In just over an hour, composer and lyricist Julia Wolfe takes the listener down deep into the Anthracite Fields. There, in her 2015 Pulitzer Prize-winning oratorio, she brings us face-to-face, heart-to-heart with life inside the grim and stolid grandeur of the Pennsylvania coal mines.
Mournful and ecstatic, raging and contemplative, the piece sweeps history, politics, folk song, a litany of miners’ names, and tender oral history into a singularly and sometimes mysteriously moving experience. I can’t have been the only listener in Berkeley’s Zellerbach Hall choking back tears more than once on Sunday night, without fully understanding what was happening to me. But that’s all to the great credit of this remarkable work, which short-circuits rational response and taps into our unguarded instinct for human connection.
Presented by Cal Performances for one night only, alas, “Fields” got a fully committed performance by the Bang on a Can All-Stars and the singers of Cappella SF, with projections by Jeff Sugg. Ragnar Bohlin conducted with sensitive, balanced precision. Two of the six musicians, cellist Ashley Bathgate, and guitarist Mark Stewart, provided key vocal solos.
From its first low keening notes, the piece invokes the feeling, without ever being specific about it in either musical or visual terms, of being inside the dark, dangerous, twisting interior spaces of the mines themselves.
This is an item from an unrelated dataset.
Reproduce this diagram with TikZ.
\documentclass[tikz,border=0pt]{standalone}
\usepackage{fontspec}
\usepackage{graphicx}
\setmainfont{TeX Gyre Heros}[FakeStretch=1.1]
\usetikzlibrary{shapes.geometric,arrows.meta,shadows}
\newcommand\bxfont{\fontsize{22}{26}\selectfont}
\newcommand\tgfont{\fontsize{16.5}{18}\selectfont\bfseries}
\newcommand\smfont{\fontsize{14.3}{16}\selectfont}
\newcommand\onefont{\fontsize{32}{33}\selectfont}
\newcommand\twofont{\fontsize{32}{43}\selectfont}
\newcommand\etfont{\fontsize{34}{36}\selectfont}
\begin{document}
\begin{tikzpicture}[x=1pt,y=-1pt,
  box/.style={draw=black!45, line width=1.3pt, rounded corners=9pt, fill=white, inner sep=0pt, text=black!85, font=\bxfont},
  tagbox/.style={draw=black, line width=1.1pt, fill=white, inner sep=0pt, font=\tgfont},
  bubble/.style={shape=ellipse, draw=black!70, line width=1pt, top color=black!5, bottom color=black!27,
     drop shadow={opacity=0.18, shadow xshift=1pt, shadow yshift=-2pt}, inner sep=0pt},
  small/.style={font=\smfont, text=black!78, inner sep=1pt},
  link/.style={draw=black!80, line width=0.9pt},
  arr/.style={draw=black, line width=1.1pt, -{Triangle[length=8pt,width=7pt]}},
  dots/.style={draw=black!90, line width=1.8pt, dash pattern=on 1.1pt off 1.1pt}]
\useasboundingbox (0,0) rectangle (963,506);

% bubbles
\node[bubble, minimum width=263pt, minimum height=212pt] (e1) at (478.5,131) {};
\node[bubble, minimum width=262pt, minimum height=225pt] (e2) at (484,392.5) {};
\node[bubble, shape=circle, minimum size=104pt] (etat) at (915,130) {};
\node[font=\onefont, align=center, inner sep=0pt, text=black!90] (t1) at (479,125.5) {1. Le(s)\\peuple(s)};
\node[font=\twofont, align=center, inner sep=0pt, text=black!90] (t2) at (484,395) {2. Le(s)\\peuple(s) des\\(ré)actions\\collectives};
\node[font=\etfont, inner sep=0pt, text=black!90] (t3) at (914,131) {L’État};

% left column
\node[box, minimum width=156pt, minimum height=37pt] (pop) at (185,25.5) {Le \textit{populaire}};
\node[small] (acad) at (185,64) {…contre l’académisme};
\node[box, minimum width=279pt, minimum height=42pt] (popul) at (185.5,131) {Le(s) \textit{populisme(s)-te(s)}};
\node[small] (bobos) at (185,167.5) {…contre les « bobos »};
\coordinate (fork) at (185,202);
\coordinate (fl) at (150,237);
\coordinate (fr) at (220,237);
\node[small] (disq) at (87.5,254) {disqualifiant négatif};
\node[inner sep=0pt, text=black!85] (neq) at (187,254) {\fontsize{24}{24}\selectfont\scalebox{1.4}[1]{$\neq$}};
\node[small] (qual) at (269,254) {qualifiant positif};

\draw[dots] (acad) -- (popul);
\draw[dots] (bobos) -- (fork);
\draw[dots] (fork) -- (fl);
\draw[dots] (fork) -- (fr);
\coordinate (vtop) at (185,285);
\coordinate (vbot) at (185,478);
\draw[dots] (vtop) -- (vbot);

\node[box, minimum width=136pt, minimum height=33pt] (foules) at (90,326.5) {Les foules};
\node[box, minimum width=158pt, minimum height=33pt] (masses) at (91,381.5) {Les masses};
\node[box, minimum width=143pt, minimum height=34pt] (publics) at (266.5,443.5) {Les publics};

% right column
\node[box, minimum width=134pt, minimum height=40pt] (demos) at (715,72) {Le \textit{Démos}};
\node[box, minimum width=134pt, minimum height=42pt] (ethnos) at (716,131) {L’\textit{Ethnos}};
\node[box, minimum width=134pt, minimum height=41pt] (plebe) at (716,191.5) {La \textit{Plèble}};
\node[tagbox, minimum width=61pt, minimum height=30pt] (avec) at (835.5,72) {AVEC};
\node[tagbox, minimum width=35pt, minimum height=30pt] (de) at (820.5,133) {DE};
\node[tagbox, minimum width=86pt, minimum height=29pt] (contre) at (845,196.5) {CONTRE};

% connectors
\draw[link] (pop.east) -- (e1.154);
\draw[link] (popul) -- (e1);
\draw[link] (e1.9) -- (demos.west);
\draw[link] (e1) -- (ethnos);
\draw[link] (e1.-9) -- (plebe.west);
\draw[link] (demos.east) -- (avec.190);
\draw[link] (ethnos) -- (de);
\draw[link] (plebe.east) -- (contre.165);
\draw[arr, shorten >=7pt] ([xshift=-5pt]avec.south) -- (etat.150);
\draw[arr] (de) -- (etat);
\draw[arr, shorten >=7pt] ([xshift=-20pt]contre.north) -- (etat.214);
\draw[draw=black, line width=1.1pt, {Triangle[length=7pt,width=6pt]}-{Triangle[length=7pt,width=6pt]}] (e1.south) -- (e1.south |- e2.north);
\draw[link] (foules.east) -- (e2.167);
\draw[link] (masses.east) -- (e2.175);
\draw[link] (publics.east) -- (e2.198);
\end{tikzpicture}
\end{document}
By evening’s end, we’ve blasted above ground to hear an impassioned speech (by labor activist John L. Lewis) about the protection the miners and their families are owed, ponder all the comforts we enjoy because of our coal-powered “appliances” and witness a lush garden blooming in one the region’s “patch towns.” But somehow, even when Wolfe ranges far from the predominant Minimalist solemnity of her pastiche score and libretto, the gravitational pull of the mines themselves remains the defining force.
The first of five titled movements, “Foundation” uses a chant-like simplicity to recite names from the Pennsylvania Mining Accidents index of 1869 – 1916. As in medieval chant, Wolfe migrates only a few notes up and down from the anchoring tone, as the coal dust-smeared faces of miners loom on the back curtain above the stage. Now and then, like an abrupt accident warning, the litany is intercut by jangly percussion and a waggling light. Danger, even to the memorialized dead, it seems, is a fundamental, ever-present fact of coal mining.
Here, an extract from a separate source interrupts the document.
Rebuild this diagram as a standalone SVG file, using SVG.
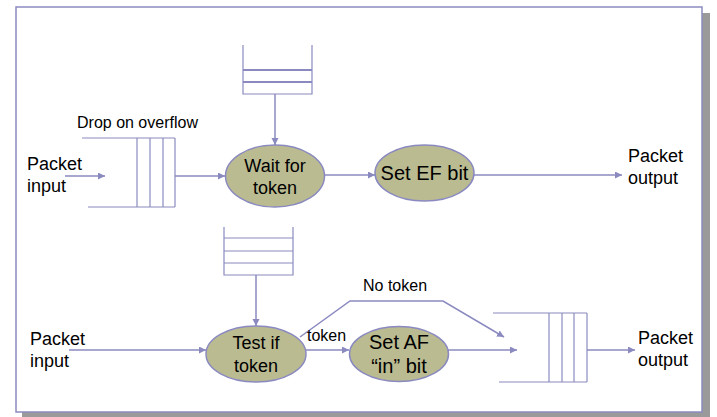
<svg xmlns="http://www.w3.org/2000/svg" width="717" height="417" viewBox="0 0 717 417">
<style>
.ln{stroke:#8a8ac0;stroke-width:1.5;fill:none}
.thin{stroke:#8a8ac0;stroke-width:1.2;fill:none}
.ell{fill:#bbbb91;stroke:#8a8ac0;stroke-width:1.5}
text{font-family:"Liberation Sans",Arial,sans-serif;fill:#000}
.t18{font-size:18px}
.t20{font-size:20px}
.t16{font-size:16px}
</style>
<defs>
<marker id="ah" markerUnits="userSpaceOnUse" markerWidth="8" markerHeight="8" refX="7" refY="3.5" orient="auto">
<path d="M0,0 L7,3.5 L0,7 z" fill="#8a8ac0"/>
</marker>
</defs>
<rect x="0" y="0" width="717" height="417" fill="#ffffff"/>
<g id="frame">
<rect x="22" y="13" width="688" height="404" fill="#9a9a9a"/>
<rect x="16" y="7" width="686" height="405" fill="#ffffff" stroke="#8a8ac0" stroke-width="1.5"/>
</g>
<g id="connectors">
<line class="ln" x1="65" y1="176" x2="105" y2="176" marker-end="url(#ah)"/>
<line class="ln" x1="175" y1="176" x2="225" y2="176" marker-end="url(#ah)"/>
<line class="ln" x1="275" y1="94" x2="275" y2="145" marker-end="url(#ah)"/>
<line class="ln" x1="324" y1="175" x2="375" y2="175" marker-end="url(#ah)"/>
<line class="ln" x1="474" y1="175" x2="622" y2="175" marker-end="url(#ah)"/>
<line class="ln" x1="69" y1="350" x2="206" y2="350" marker-end="url(#ah)"/>
<line class="ln" x1="256" y1="275" x2="256" y2="326" marker-end="url(#ah)"/>
<line class="ln" x1="306" y1="350" x2="349" y2="350" marker-end="url(#ah)"/>
<polyline class="ln" points="300,337 350,301 443,301 504,337" marker-end="url(#ah)"/>
<line class="ln" x1="448" y1="350" x2="517" y2="350" marker-end="url(#ah)"/>
<line class="ln" x1="587" y1="350" x2="635" y2="350" marker-end="url(#ah)"/>
</g>
<g id="input-top">
<text class="t18" x="27" y="170">Packet</text>
<text class="t18" x="27" y="192">input</text>
</g>
<g id="queue-top">
<text class="t16" x="77" y="128">Drop on overflow</text>
<line class="thin" x1="82" y1="138" x2="175" y2="138"/>
<line class="thin" x1="88" y1="207" x2="175" y2="207"/>
<line class="thin" x1="137" y1="138" x2="137" y2="207"/>
<line class="thin" x1="150" y1="138" x2="150" y2="207"/>
<line class="thin" x1="163" y1="138" x2="163" y2="207"/>
<line class="thin" x1="175" y1="138" x2="175" y2="207"/>
</g>
<g id="bucket-top">
<polyline class="thin" points="243,45 243,94 312,94 312,45"/>
<line stroke="#8a8ac0" stroke-width="2" x1="243" y1="70" x2="312" y2="70"/>
<line stroke="#8a8ac0" stroke-width="2" x1="243" y1="82" x2="312" y2="82"/>
</g>
<g id="wait-for-token">
<ellipse class="ell" cx="275" cy="176" rx="49.5" ry="31"/>
<text class="t18" x="275" y="172" text-anchor="middle">Wait for</text>
<text class="t18" x="275" y="194" text-anchor="middle">token</text>
</g>
<g id="set-ef-bit">
<ellipse class="ell" cx="424.5" cy="173" rx="49.5" ry="28"/>
<text class="t20" x="424.5" y="180" text-anchor="middle">Set EF bit</text>
</g>
<g id="output-top">
<text class="t18" x="628" y="162">Packet</text>
<text class="t18" x="628" y="184">output</text>
</g>
<g id="input-bottom">
<text class="t18" x="30" y="345">Packet</text>
<text class="t18" x="30" y="367">input</text>
</g>
<g id="bucket-bottom">
<polyline class="thin" points="224,227 224,275 293,275 293,227"/>
<line class="thin" x1="224" y1="238" x2="293" y2="238"/>
<line class="thin" x1="224" y1="251" x2="293" y2="251"/>
<line class="thin" x1="224" y1="263" x2="293" y2="263"/>
</g>
<g id="test-if-token">
<ellipse class="ell" cx="256" cy="354" rx="50" ry="28"/>
<text class="t18" x="256" y="349" text-anchor="middle">Test if</text>
<text class="t18" x="256" y="372" text-anchor="middle">token</text>
</g>
<g id="labels-bottom">
<text class="t16" x="307" y="341">token</text>
<text class="t16" x="363" y="291">No token</text>
</g>
<g id="set-af-in-bit">
<ellipse class="ell" cx="399" cy="354" rx="49.5" ry="27.5"/>
<text class="t20" x="399" y="349" text-anchor="middle">Set AF</text>
<text class="t20" x="399" y="373" text-anchor="middle">“in” bit</text>
</g>
<g id="queue-bottom">
<line class="thin" x1="493" y1="313" x2="587" y2="313"/>
<line class="thin" x1="499" y1="382" x2="587" y2="382"/>
<line class="thin" x1="549" y1="313" x2="549" y2="382"/>
<line class="thin" x1="562" y1="313" x2="562" y2="382"/>
<line class="thin" x1="574" y1="313" x2="574" y2="382"/>
<line class="thin" x1="587" y1="313" x2="587" y2="382"/>
</g>
<g id="output-bottom">
<text class="t18" x="638" y="344">Packet</text>
<text class="t18" x="638" y="366">output</text>
</g>
</svg>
But it’s in the gradual transformations rather than sudden shifts in her textures that Wolfe draws the listener farther and further in. The middle section of “Foundations” uses a line about the anthracite formed in “layer upon layer upon layer buried deep” for the black-clad choir to build richly voiced chord after chord into a pressurized tonal cluster. Then, as more names spool up like credits in some somber tribute film, the lustrous simplicity of the singing resumes.
Transformations like that happen over and over again. Even as she samples a drumstick-driven syncopation or alt-rock frenzy, Wolfe, a Bang on the Can co-founder, creates consistently stirring dramatic effects. In “Breaker Boys,” about the young workers who had to pluck debris bare-handed from thundering coal chutes, a jittery patter song (“mickety pickety rickety tickety lickety splickety”) gives musical shape and form to the action. Ace percussionist David Cossin’s insistent tapping on a hollow can adds an eerie punctuation point.
Arresting, in a different emotional register, are the shining open fifths rising over a murmurous guitar figure in the “Flowers” section. The trance-like text is drawn from an interview with a daughter and granddaughter of miners. Sugg’s projections here are both sinuously organic and austere, the underground bulbs of the plants bearing a resemblance to gnarly lumps of coal. “Flowers” is at once a sweetly quiescent and heart-rendingly complex interlude.
Anthracite Fields stays uncompromising right to the end. It’s impossible not to hear the direct address of “Appliances” (“Grind the beans. Shave your face. Run the dishwasher. Order a book.”) as both a challenge and a charge about our complicity with the coal industry, indeed with the wider post-industrial economy. Accompanied by period shots of assembly-line factory workers of all types, the final section of the piece leaves a troubling afterglow. How fitting, then, that the singers are left literally speechless in the final measures, their whistling fading and fading away toward extinction.